Now is a great time for veterans and service members to use a Georgia VA loan and find a home on the coast. St. Simons Island on the southeastern coast line has no shortage of activity and breathtaking natural scenery, and, compared to other coastal islands, housing is quite affordable. Using a federally subsidized financing option only makes purchasing a home that much more realistic for America’s retired heroes and active duty personnel.

Veterans and service members interested in making the move to home ownership should consider pursuing a loan from the VA. Even in tumultuous times, VA loans alleviate the financial constraints of buying a home. From the start, qualified VA loan borrowers save money by not emptying their pockets on down payments. Conventional mortgage options often require up to 20 percent down payments, immediately burning up savings and money set aside for other purchases associated with buying a new home, such as furnishings.

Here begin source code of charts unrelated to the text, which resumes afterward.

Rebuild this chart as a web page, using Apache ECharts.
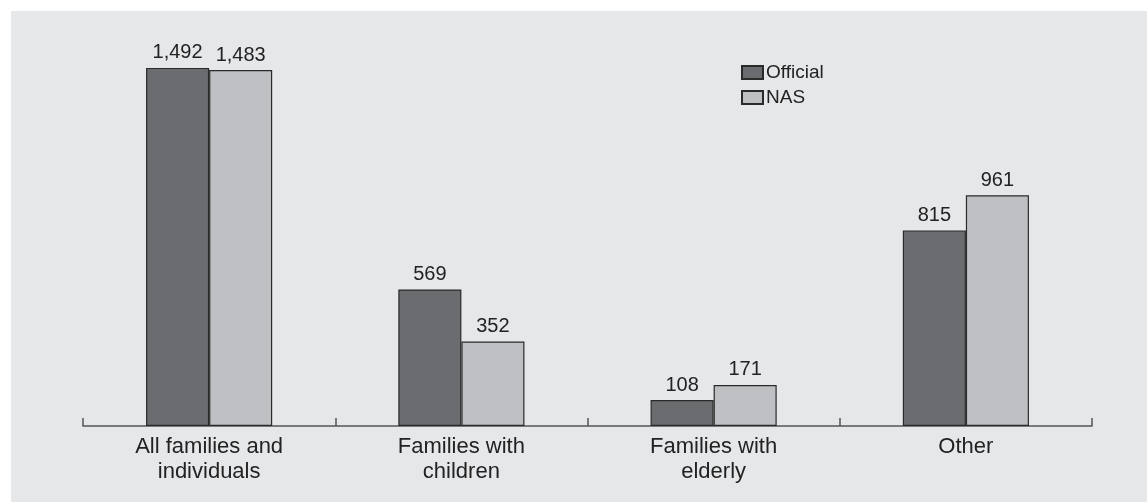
<!DOCTYPE html>
<html><head><meta charset="utf-8">
<script src="https://cdn.jsdelivr.net/npm/echarts@6/dist/echarts.min.js"></script>
<style>
html,body{margin:0;padding:0;background:#fff;width:1147px;height:502px;overflow:hidden;}
#c{position:absolute;left:11px;top:11px;width:1136px;height:491px;background:#e6e7e9;}
</style></head><body>
<div id="c"></div>
<script>
const categories = ['All families and\nindividuals', 'Families with\nchildren', 'Families with\nelderly', 'Other'];
const officialValues = [1492, 569, 108, 815];
const nasValues = [1483, 352, 171, 961];
const seriesNames = ['Official', 'NAS'];

const chart = echarts.init(document.getElementById('c'));
const font = '"Liberation Sans", Arial, Helvetica, sans-serif';
const labelFmt = p => p.value.toLocaleString('en-US');
chart.setOption({
  backgroundColor: '#e6e7e9',
  animation: false,
  textStyle: {fontFamily: font},
  legend: {
    orient: 'vertical', left: 730, top: 52, padding: 0,
    icon: 'rect', itemWidth: 21, itemHeight: 13, itemGap: 6,
    textStyle: {fontSize: 19, color: '#222', fontFamily: font, padding: [0, 0, 0, -2]},
    data: seriesNames
  },
  grid: {left: 72, right: 55, top: 55, bottom: 76},
  xAxis: {
    type: 'category', data: categories,
    axisLine: {show: true, lineStyle: {color: '#555', width: 1.5}},
    axisTick: {show: true, inside: true, length: 8, interval: 0, lineStyle: {color: '#555', width: 1.5}},
    axisLabel: {interval: 0, fontSize: 22, color: '#222', lineHeight: 25, margin: 8, fontFamily: font}
  },
  yAxis: {type: 'value', min: 0, max: 1500, show: false, splitLine: {show: false}},
  series: [
    {name: seriesNames[0], type: 'bar', data: officialValues, barWidth: '25%', barGap: '0%',
     itemStyle: {color: '#6b6c70', borderColor: '#2a2a2a', borderWidth: 1.2},
     label: {show: true, position: 'top', distance: 5, fontSize: 20, color: '#222', formatter: labelFmt, fontFamily: font}},
    {name: seriesNames[1], type: 'bar', data: nasValues, barWidth: '25%', barGap: '0%',
     itemStyle: {color: '#bfc0c3', borderColor: '#2a2a2a', borderWidth: 1.2},
     label: {show: true, position: 'top', distance: 5, fontSize: 20, color: '#222', formatter: labelFmt, fontFamily: font}}
  ]
});
</script></body></html>
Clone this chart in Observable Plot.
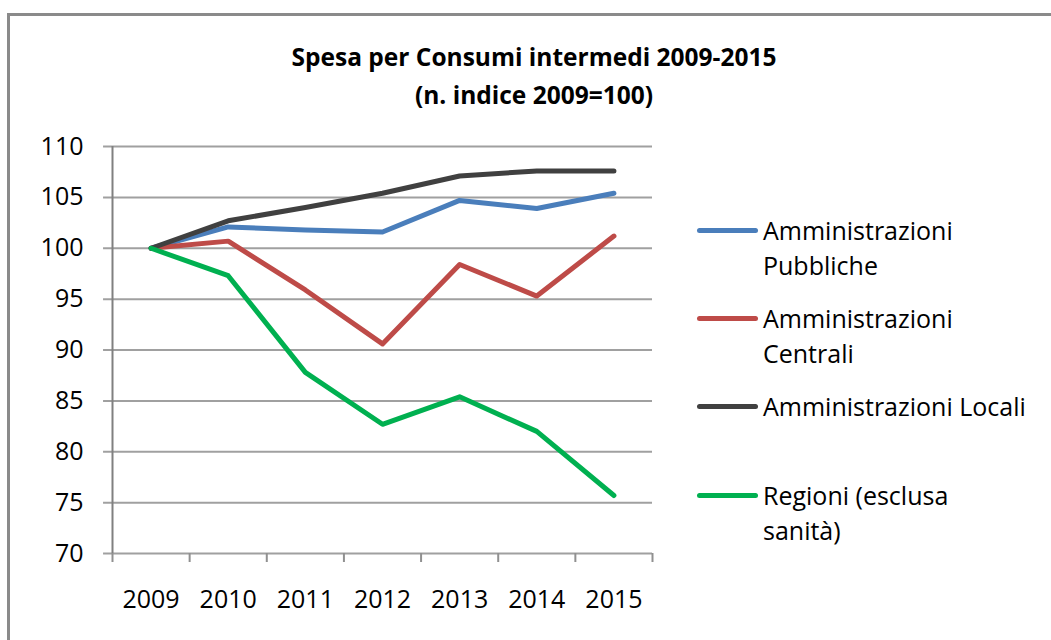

Even for VA loan borrowers who don’t qualify for 0 percent down, their down payment will likely stay below 3 percent. Some borrowers can even get sellers to pay for up to 6 percent of closing costs. A number of other advantages to VA loans in Georgia are:
-Interest rate caps for active-duty members
-No private mortgage insurance
-No prepayment penalty
-Favorable refinancing programs
VA loans aren’t the only tool available to reduce the financial burden of buying a home. Basic Housing Allowance gives payments to service members when they’re on duty and the government does not provide housing. Every housing market has a different median cost determined by the government. These median housing costs are the payments, but those who get them can keep what’s leftover if housing costs are actually lower than the BAH.

BAH—which is based on location, pay grade and dependency status—can help earn better borrowing terms on a VA loan. Since BAH is a verifiable income source, it lowers your debt-to-income ratio that lenders consider when issuing loans.
The VA Home Loan program, especially when paired with BAH, makes it easier for our nation’s heroes to buy that St. Simons home on the Georgia coast.